Never Let Me Go was adapted from a novel by Kazuo Ishiguro.  It is the story of three English children, Kathy, Tommy, and Ruth.  They start the movie as students at a boarding school in the English countryside.  Over the years they come to form a group, in which both Kathy and Ruth fall in love with Tommy, though Ruth deliberately steals Tommy from Kathy before Kathy admits her love.  Shortly before graduation one of the teachers tells the children that they have been raised to be organ donors, and will die ("reach completion") before they are 30.  They, the children around them, and all the adults in the school and outside, with the exception of the teacher who revealed their fate seem to accept this fate as fair and ethical.


After graduation Tommy and Ruth prepare to donate their organs, and Kathy becomes a "carer", someone who assists donors in accepting donation.

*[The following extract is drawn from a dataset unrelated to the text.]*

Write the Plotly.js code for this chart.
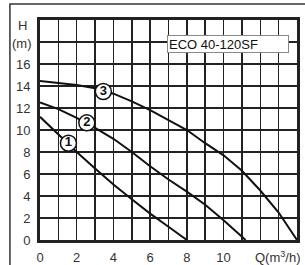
<!DOCTYPE html>
<html><head><meta charset="utf-8">
<script src="https://cdn.plot.ly/plotly-3.0.1.min.js"></script>
<style>html,body{margin:0;padding:0;background:#fff;}#c{width:305px;height:265px;}</style>
</head><body><div id="c"></div>
<script>
const q1 = [0, 1, 2, 3, 4, 5, 6, 7, 8];
const h1 = [11.2, 9.6, 8.0, 6.5, 5.05, 3.7, 2.4, 1.2, 0];
const q2 = [0, 1, 2, 3, 4, 5, 6, 7, 8, 9, 10, 11.2];
const h2 = [12.5, 11.9, 11.1, 10.2, 9.2, 8.0, 6.7, 5.5, 4.4, 3.2, 1.8, 0];
const q3 = [0, 1, 2, 3, 4, 5, 6, 7, 8, 9, 10, 11, 12, 13, 14];
const h3 = [14.45, 14.3, 14.1, 13.8, 13.3, 12.6, 11.8, 10.9, 10.0, 8.8, 7.7, 6.3, 4.5, 2.5, 0];
const curveLabels = ["1", "2", "3"];
const labelQ = [1.55, 2.55, 3.45];
const labelH = [8.8, 10.65, 13.5];
const xTickVals = [0, 2, 4, 6, 8, 10];
const yTickVals = [0, 2, 4, 6, 8, 10, 12, 14, 16];
const modelName = "ECO 40-120SF";

const lineStyle = {color: '#111', width: 2};
const traces = [
  {x: q1, y: h1, mode: 'lines', line: lineStyle, hoverinfo: 'skip'},
  {x: q2, y: h2, mode: 'lines', line: lineStyle, hoverinfo: 'skip'},
  {x: q3, y: h3, mode: 'lines', line: lineStyle, hoverinfo: 'skip'},
  {x: labelQ, y: labelH, mode: 'markers+text', text: curveLabels,
   textposition: 'middle center',
   textfont: {family: 'Liberation Sans, Arial', size: 13, color: '#111', weight: 'bold'},
   marker: {symbol: 'circle', size: 16, color: '#fff', line: {color: '#111', width: 1.5}},
   hoverinfo: 'skip'}
];
const font = {family: 'Liberation Sans, Arial, sans-serif', size: 13, color: '#333'};
const layout = {
  width: 305, height: 265,
  margin: {l: 40, r: 8, t: 20, b: 25},
  paper_bgcolor: '#fff', plot_bgcolor: '#fff',
  showlegend: false,
  font: font,
  xaxis: {range: [0, 14], showgrid: false,
          tickmode: 'array', tickvals: xTickVals, ticktext: xTickVals.map(String),
          showline: true, linecolor: '#222', linewidth: 3, mirror: true, zeroline: false,
          ticks: '', ticklabelstandoff: 3, tickfont: font, fixedrange: true,
          minor: {tickmode: 'linear', tick0: 0, dtick: 1, showgrid: true, gridcolor: '#222', gridwidth: 1.5, ticks: ''}},
  yaxis: {range: [0, 20], showgrid: true, gridcolor: '#222', gridwidth: 2,
          tickmode: 'array', tickvals: yTickVals, ticktext: yTickVals.map(String),
          showline: true, linecolor: '#222', linewidth: 3, mirror: true, zeroline: false,
          ticks: '', ticklabelstandoff: 4, tickfont: font, fixedrange: true},
  shapes: [
    {type: 'rect', xref: 'paper', yref: 'paper', x0: -0.117, x1: 1.3, y0: -0.3, y1: 1.073,
     line: {color: '#333', width: 1.5}, fillcolor: 'rgba(0,0,0,0)', layer: 'below'},
    {type: 'line', xref: 'paper', yref: 'y', x0: 0, x1: 1, y0: 18, y1: 18,
     line: {color: '#222', width: 2}, layer: 'below'}
  ],
  annotations: [
    {xref: 'paper', yref: 'paper', x: -0.07, y: 0.977, xanchor: 'center', yanchor: 'middle',
     text: 'H', showarrow: false, font: font},
    {xref: 'paper', yref: 'paper', x: -0.07, y: 0.895, xanchor: 'center', yanchor: 'middle',
     text: '(m)', showarrow: false, font: font},
    {xref: 'paper', yref: 'paper', x: 0.925, y: -0.075, xanchor: 'center', yanchor: 'middle',
     text: 'Q(m<sup>3</sup>/h)', showarrow: false, font: font},
    {x: 10.25, y: 17.8, text: modelName, showarrow: false, align: 'left', width: 118, height: 14,
     xanchor: 'center', yanchor: 'middle',
     bgcolor: '#fff', bordercolor: '#888', borderwidth: 1, borderpad: 1,
     font: {family: 'Liberation Sans, Arial, sans-serif', size: 13, color: '#111'}}
  ]
};
Plotly.newPlot('c', traces, layout, {staticPlot: true, displayModeBar: false});
</script></body></html>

By the end of the movie there have been mild objections to donation by a couple of ex-teachers from the childrens' school, which was shut down in favor of other techniques of raising donors which give them even less of a glimpse of life than Tommy, Ruth, and Kathy got.   And at the end Tommy and Ruth have "completed", and Kathy is preparing for her first donation.

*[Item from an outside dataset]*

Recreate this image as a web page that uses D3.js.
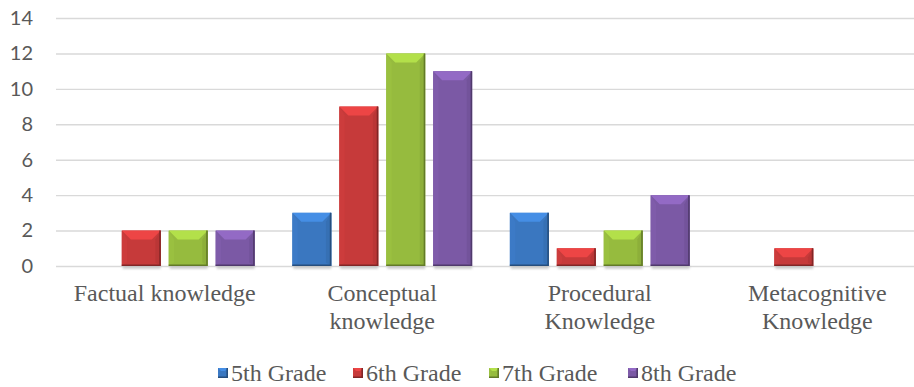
<!DOCTYPE html>
<html>
<head>
<meta charset="utf-8">
<script src="https://cdn.jsdelivr.net/npm/d3@7"></script>
<style>
  body { margin: 0; background: #fff; }
</style>
</head>
<body>
<div id="my_dataviz"></div>
<script>
// data
const categories = ["Factual knowledge", "Conceptual knowledge", "Procedural Knowledge", "Metacognitive Knowledge"];
const grades = ["5th Grade", "6th Grade", "7th Grade", "8th Grade"];
const grade5 = [0, 3, 3, 0];
const grade6 = [2, 9, 1, 1];
const grade7 = [2, 12, 2, 0];
const grade8 = [2, 11, 4, 0];
const yTicks = [0, 2, 4, 6, 8, 10, 12, 14];

const seriesValues = [grade5, grade6, grade7, grade8];
const colors = ["#3a77c0", "#c63a3a", "#96bb3e", "#7b59a5"];

const width = 914, height = 387;
const plotLeft = 56, plotRight = 926, plotTop = 18, plotBottom = 266;

const svg = d3.select("#my_dataviz")
  .append("svg")
    .attr("width", width)
    .attr("height", height);

const defs = svg.append("defs");
defs.append("filter").attr("id", "blur")
  .attr("x", "-20%").attr("y", "-50%").attr("width", "140%").attr("height", "200%")
  .append("feGaussianBlur").attr("stdDeviation", 1.2);

const x0 = d3.scaleBand()
  .domain(categories)
  .range([plotLeft, plotRight])
  .paddingInner(0.1735)
  .paddingOuter(0.0867);

const x1 = d3.scaleBand()
  .domain(grades)
  .range([0, x0.bandwidth()])
  .paddingInner(0.17);

const y = d3.scaleLinear()
  .domain([0, 14])
  .range([plotBottom, plotTop]);

// gridlines + y labels
const yAxis = svg.append("g")
  .attr("transform", `translate(${plotLeft},0)`)
  .call(d3.axisLeft(y).tickValues(yTicks).tickSize(-(width - plotLeft)).tickPadding(23));
yAxis.select(".domain").remove();
yAxis.selectAll(".tick line")
  .attr("stroke", "#d9d9d9")
  .attr("stroke-width", 1.4);
yAxis.selectAll(".tick text")
  .attr("fill", "#595959")
  .style("font-family", "Lato, 'Open Sans', sans-serif")
  .style("font-size", "20px");

// bevel bar helper
function bevelBar(g, x, yTop, w, h, color, b) {
  const c = d3.color(color);
  g.append("rect").attr("x", x).attr("y", yTop).attr("width", w).attr("height", h).attr("fill", color);
  // top facet
  g.append("path")
    .attr("d", `M${x},${yTop}L${x + w},${yTop}L${x + w - b},${yTop + b}L${x + b},${yTop + b}Z`)
    .attr("fill", c.brighter(0.5));
  // left facet
  g.append("path")
    .attr("d", `M${x},${yTop}L${x + b * 0.6},${yTop + b}L${x + b * 0.6},${yTop + h - b * 0.4}L${x},${yTop + h}Z`)
    .attr("fill", c.brighter(0.08));
  // right facet
  g.append("path")
    .attr("d", `M${x + w},${yTop}L${x + w - b * 0.6},${yTop + b}L${x + w - b * 0.6},${yTop + h - b * 0.4}L${x + w},${yTop + h}Z`)
    .attr("fill", c.darker(0.18));
  // thin dark rim on the right/bottom
  g.append("path")
    .attr("d", `M${x + w - 0.75},${yTop}L${x + w - 0.75},${yTop + h - 0.75}L${x},${yTop + h - 0.75}`)
    .attr("fill", "none").attr("stroke", c.darker(1.2)).attr("stroke-width", 1.5);
}

// bars
const barData = [];
categories.forEach((cat, i) => {
  grades.forEach((gr, j) => {
    const v = seriesValues[j][i];
    if (v > 0) barData.push({ cat: cat, grade: gr, value: v, color: colors[j] });
  });
});

const bars = svg.append("g");
barData.forEach(d => {
  const bx = x0(d.cat) + x1(d.grade);
  const bw = x1.bandwidth();
  const by = y(d.value);
  const bh = y(0) - by;
  const g = bars.append("g");
  // soft shadow under the bar
  g.append("rect")
    .attr("x", bx + 1).attr("y", y(0) - 1).attr("width", bw - 1).attr("height", 4)
    .attr("fill", "#bdbdbd").attr("opacity", 0.7).attr("filter", "url(#blur)");
  bevelBar(g, bx, by, bw, bh, d.color, Math.min(9, bh / 2, bw / 2));
});

// x labels with wrapping
svg.append("g")
  .selectAll("text")
  .data(categories)
  .join("text")
    .attr("x", d => x0(d) + x0.bandwidth() / 2)
    .attr("y", 301)
    .attr("text-anchor", "middle")
    .attr("fill", "#595959")
    .style("font-family", "'Liberation Serif', 'Times New Roman', serif")
    .style("font-size", "24px")
    .each(function(d) {
      const t = d3.select(this);
      const words = d.split(" ");
      let line = [], lines = [];
      const tmp = t.append("tspan");
      words.forEach(wd => {
        line.push(wd);
        tmp.text(line.join(" "));
        if (tmp.node().getComputedTextLength() > 200 && line.length > 1) {
          line.pop();
          lines.push(line.join(" "));
          line = [wd];
        }
      });
      lines.push(line.join(" "));
      tmp.remove();
      lines.forEach((ln, k) => {
        t.append("tspan")
          .attr("x", x0(d) + x0.bandwidth() / 2)
          .attr("dy", k === 0 ? 0 : 28)
          .text(ln);
      });
    });

// legend
const legendX = [218, 353, 489, 628];
const legend = svg.append("g")
  .selectAll("g")
  .data(grades)
  .join("g")
    .attr("transform", (d, i) => `translate(${legendX[i]},368)`);
legend.each(function(d, i) {
  bevelBar(d3.select(this), 0, 0, 10, 10, colors[i], 3);
});
legend.append("text")
  .attr("x", 13)
  .attr("y", 13)
  .attr("fill", "#595959")
  .style("font-family", "'Liberation Serif', 'Times New Roman', serif")
  .style("font-size", "24px")
  .text(d => d);
</script>
</body>
</html>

The acceptance with which the death of the children (who by this time are in their 20's but cannot be said to have been allowed to grow into a normal adult life) is viewed by the society they live in is truly horrifying; doctors, teachers, psychiatrists and other "caregivers" do their utmost to ensure that the donation process goes smoothly, sure in the knowledge that they will benefit from health organs should they become sick.   Unlike in most other stories about oppression written in the West, especially in American science-fiction, there is no Resistance, no cabal of revolutionaries to save the donors.  Why, people ask themselves in this alternative England, should we rebel against a policy that is so beneficial to us?


This movie is also very well mounted, though it's not quite so showy in its cinematography or its imagery.  It's shot in standard widescreen format with pastel palette.  Colors are not artificially desaturated, but they're not vivid; exterior shots are primarily in rural scenery with lots of light greens and interior shots contain a lot of blacks and whites.  The result is an understated visual style which underscores the horror of the childrens' fate.  The music is uniformly sad, at times almost wrenching in its emotional content.


The acting by the three principle characters is largely underplayed; they accept their fate and so believe they have nothing to regret about their lives and their deaths.  They don't show deep emotion most of the time, because they've been raised in as stress-free a manner as possible, and their dialog and body language reflects this.


In both movies the theme of deeply-seated discrimination against a group of people based on the benefit to the rest of society, coupled with great, and largely unthinking, cruelty is contrasted to and underlined by visual beauty and understated action.  This was, I think, a carefully-considered strategy by the filmmakers in both cases, and in both cases I think it's extremely successful. I highly recommend both movies, because of their themes and their craft.  And I hope that other filmmakers follow their example in making films about horrific events and situations, whether fictional or real. Hitting the viewer over the head with a club has its place and its purpose (see Schindler's List or Carpenter's The Thing for good examples) but often the needle or the scalpel can do more with less.

1 comment:

john_m_burt said...

Some institutions are more peculiar than others.